Statistical Analysis
Separate analysis of variance (ANOVA) models were performed to compare sociodemographic parameters between the three Fried frailty groups. To explore differences in gait performance parameters among frailty categories, univariate ANOVA models were used with each gait performance parameter as the dependent variable, and the Fried frailty categories (non-frail and pre-frail/ frail) as the independent variable. Subsequently, gait performance parameters were used in a single multivariable nominal logistic model to assess the association between frailty categories and DPA gait performance parameters. In this model we combined pre-frail and frail groups, due to the limited number of frail participants. The model was developed following these steps: 1) univariate nominal logistic model analysis of the gait performance parameters as independent variables was performed.

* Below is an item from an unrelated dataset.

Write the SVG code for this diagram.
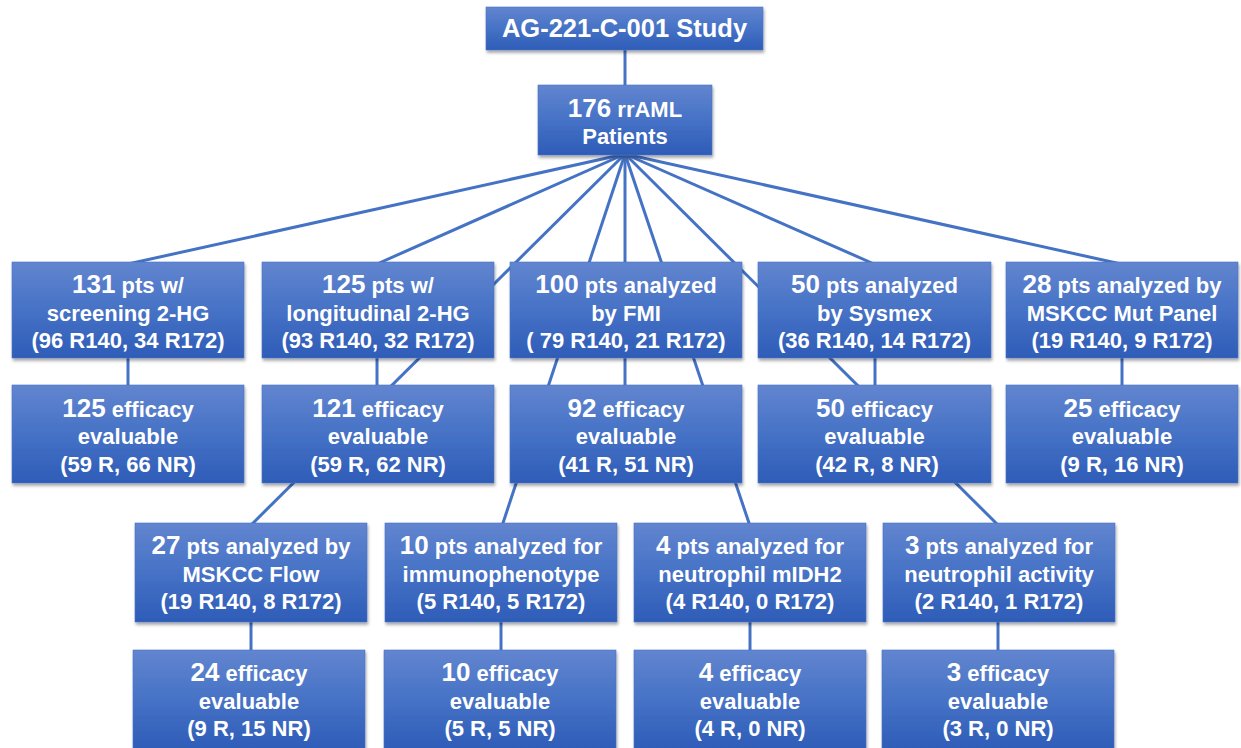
<svg xmlns="http://www.w3.org/2000/svg" width="1241" height="748" viewBox="0 0 1241 748">
<defs>
<linearGradient id="g" x1="0" y1="0" x2="0" y2="1">
<stop offset="0" stop-color="#6285cf"/>
<stop offset="0.5" stop-color="#4672c6"/>
<stop offset="1" stop-color="#2e5cb7"/>
</linearGradient>
<filter id="sh" x="-5%" y="-5%" width="112%" height="120%">
<feDropShadow dx="1" dy="2.5" stdDeviation="1.6" flood-color="#000" flood-opacity="0.35"/>
</filter>
</defs>
<style>
.box{fill:url(#g);stroke:#4a74c6;stroke-width:0.6;filter:url(#sh)}
.t{font-family:"Liberation Sans",Arial,sans-serif;font-weight:bold;font-size:22px;fill:#fff;text-anchor:middle}
.n{font-size:26px}
.ttl{font-size:25.5px}
.c{stroke:#4472c4;stroke-width:3;fill:none}
</style>
<rect width="1241" height="748" fill="#fff"/>
<g id="connectors">
<line class="c" x1="625" y1="48" x2="625" y2="88"/>
<line class="c" x1="625" y1="154" x2="128" y2="264"/>
<line class="c" x1="625" y1="154" x2="377" y2="264"/>
<line class="c" x1="625" y1="154" x2="250" y2="526"/>
<line class="c" x1="625" y1="154" x2="502" y2="526"/>
<line class="c" x1="625" y1="154" x2="625" y2="388"/>
<line class="c" x1="625" y1="154" x2="750" y2="526"/>
<line class="c" x1="625" y1="154" x2="999" y2="526"/>
<line class="c" x1="625" y1="154" x2="874" y2="264"/>
<line class="c" x1="625" y1="154" x2="1121" y2="264"/>
<line class="c" x1="128" y1="356" x2="128" y2="388"/>
<line class="c" x1="377" y1="356" x2="377" y2="388"/>
<line class="c" x1="875" y1="356" x2="875" y2="388"/>
<line class="c" x1="1122" y1="356" x2="1122" y2="388"/>
<line class="c" x1="251" y1="620" x2="251" y2="652"/>
<line class="c" x1="501" y1="620" x2="501" y2="652"/>
<line class="c" x1="750" y1="620" x2="750" y2="652"/>
<line class="c" x1="998" y1="620" x2="998" y2="652"/>
</g>
<g id="study">
<rect class="box" x="486" y="7" width="277" height="43"/>
<text class="t ttl" x="624.5" y="37">AG-221-C-001 Study</text>
</g>
<g id="patients">
<rect class="box" x="538" y="85" width="174" height="70"/>
<text class="t" x="625" y="117"><tspan class="n">176</tspan> rrAML</text>
<text class="t" x="625" y="144">Patients</text>
</g>
<g id="screening">
<rect class="box" x="12" y="262" width="232" height="96"/>
<text class="t" x="128" y="293"><tspan class="n">131</tspan> pts w/</text>
<text class="t" x="128" y="321">screening 2-HG</text>
<text class="t" x="128" y="348">(96 R140, 34 R172)</text>
</g>
<g id="longitudinal">
<rect class="box" x="262" y="262" width="232" height="96"/>
<text class="t" x="378" y="293"><tspan class="n">125</tspan> pts w/</text>
<text class="t" x="378" y="321">longitudinal 2-HG</text>
<text class="t" x="378" y="348">(93 R140, 32 R172)</text>
</g>
<g id="fmi">
<rect class="box" x="510" y="262" width="232" height="96"/>
<text class="t" x="626" y="293"><tspan class="n">100</tspan> pts analyzed</text>
<text class="t" x="626" y="321">by FMI</text>
<text class="t" x="626" y="348">( 79 R140, 21 R172)</text>
</g>
<g id="sysmex">
<rect class="box" x="758" y="262" width="233" height="96"/>
<text class="t" x="874.5" y="293"><tspan class="n">50</tspan> pts analyzed</text>
<text class="t" x="874.5" y="321">by Sysmex</text>
<text class="t" x="874.5" y="348">(36 R140, 14 R172)</text>
</g>
<g id="mutpanel">
<rect class="box" x="1006" y="262" width="232" height="96"/>
<text class="t" x="1122" y="293"><tspan class="n">28</tspan> pts analyzed by</text>
<text class="t" x="1122" y="321">MSKCC Mut Panel</text>
<text class="t" x="1122" y="348">(19 R140, 9 R172)</text>
</g>
<g id="eff-screening">
<rect class="box" x="12" y="385" width="232" height="98"/>
<text class="t" x="128" y="417"><tspan class="n">125</tspan> efficacy</text>
<text class="t" x="128" y="444">evaluable</text>
<text class="t" x="128" y="472">(59 R, 66 NR)</text>
</g>
<g id="eff-longitudinal">
<rect class="box" x="262" y="385" width="232" height="98"/>
<text class="t" x="378" y="417"><tspan class="n">121</tspan> efficacy</text>
<text class="t" x="378" y="444">evaluable</text>
<text class="t" x="378" y="472">(59 R, 62 NR)</text>
</g>
<g id="eff-fmi">
<rect class="box" x="510" y="385" width="232" height="98"/>
<text class="t" x="626" y="417"><tspan class="n">92</tspan> efficacy</text>
<text class="t" x="626" y="444">evaluable</text>
<text class="t" x="626" y="472">(41 R, 51 NR)</text>
</g>
<g id="eff-sysmex">
<rect class="box" x="758" y="385" width="233" height="98"/>
<text class="t" x="874.5" y="417"><tspan class="n">50</tspan> efficacy</text>
<text class="t" x="874.5" y="444">evaluable</text>
<text class="t" x="877" y="472">(42 R, 8 NR)</text>
</g>
<g id="eff-mutpanel">
<rect class="box" x="1006" y="385" width="232" height="98"/>
<text class="t" x="1122" y="417"><tspan class="n">25</tspan> efficacy</text>
<text class="t" x="1122" y="444">evaluable</text>
<text class="t" x="1122" y="472">(9 R, 16 NR)</text>
</g>
<g id="flow">
<rect class="box" x="135" y="523" width="232" height="99"/>
<text class="t" x="251" y="554"><tspan class="n">27</tspan> pts analyzed by</text>
<text class="t" x="251" y="582">MSKCC Flow</text>
<text class="t" x="251" y="609">(19 R140, 8 R172)</text>
</g>
<g id="immuno">
<rect class="box" x="385" y="523" width="232" height="99"/>
<text class="t" x="501" y="554"><tspan class="n">10</tspan> pts analyzed for</text>
<text class="t" x="501" y="582">immunophenotype</text>
<text class="t" x="501" y="609">(5 R140, 5 R172)</text>
</g>
<g id="mIDH2">
<rect class="box" x="634" y="523" width="232" height="99"/>
<text class="t" x="750" y="554"><tspan class="n">4</tspan> pts analyzed for</text>
<text class="t" x="750" y="582">neutrophil mIDH2</text>
<text class="t" x="750" y="609">(4 R140, 0 R172)</text>
</g>
<g id="activity">
<rect class="box" x="883" y="523" width="232" height="99"/>
<text class="t" x="999" y="554"><tspan class="n">3</tspan> pts analyzed for</text>
<text class="t" x="999" y="582">neutrophil activity</text>
<text class="t" x="999" y="609">(2 R140, 1 R172)</text>
</g>
<g id="eff-flow">
<rect class="box" x="133" y="650" width="232" height="100"/>
<text class="t" x="249" y="681"><tspan class="n">24</tspan> efficacy</text>
<text class="t" x="249" y="709">evaluable</text>
<text class="t" x="249" y="736">(9 R, 15 NR)</text>
</g>
<g id="eff-immuno">
<rect class="box" x="384" y="650" width="232" height="100"/>
<text class="t" x="500" y="681"><tspan class="n">10</tspan> efficacy</text>
<text class="t" x="500" y="709">evaluable</text>
<text class="t" x="500" y="736">(5 R, 5 NR)</text>
</g>
<g id="eff-mIDH2">
<rect class="box" x="634" y="650" width="232" height="100"/>
<text class="t" x="750" y="681"><tspan class="n">4</tspan> efficacy</text>
<text class="t" x="750" y="709">evaluable</text>
<text class="t" x="750" y="736">(4 R, 0 NR)</text>
</g>
<g id="eff-activity">
<rect class="box" x="882" y="650" width="232" height="100"/>
<text class="t" x="998" y="681"><tspan class="n">3</tspan> efficacy</text>
<text class="t" x="998" y="709">evaluable</text>
<text class="t" x="998" y="736">(3 R, 0 NR)</text>
</g>
</svg>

Gait performance parameters with significant association with frailty were considered for subsequent steps; 2) collinearity between the various gait performance parameters was tested using the variance inflation factor (VIF) index. VIF value greater than 10 represented the presence of collinearity (63); and 3) gait performance and demographic parameters were selected based on Akaike information criterion (AIC) values. Participants who exhibited no 20/30/40/50/60 second continuous walks were automatically categorized as frail in the respective model. All analyses were done using JMP (Version 11; SAS Institute Inc., Cary, NC, USA), and statistical significance was concluded when p<0.05.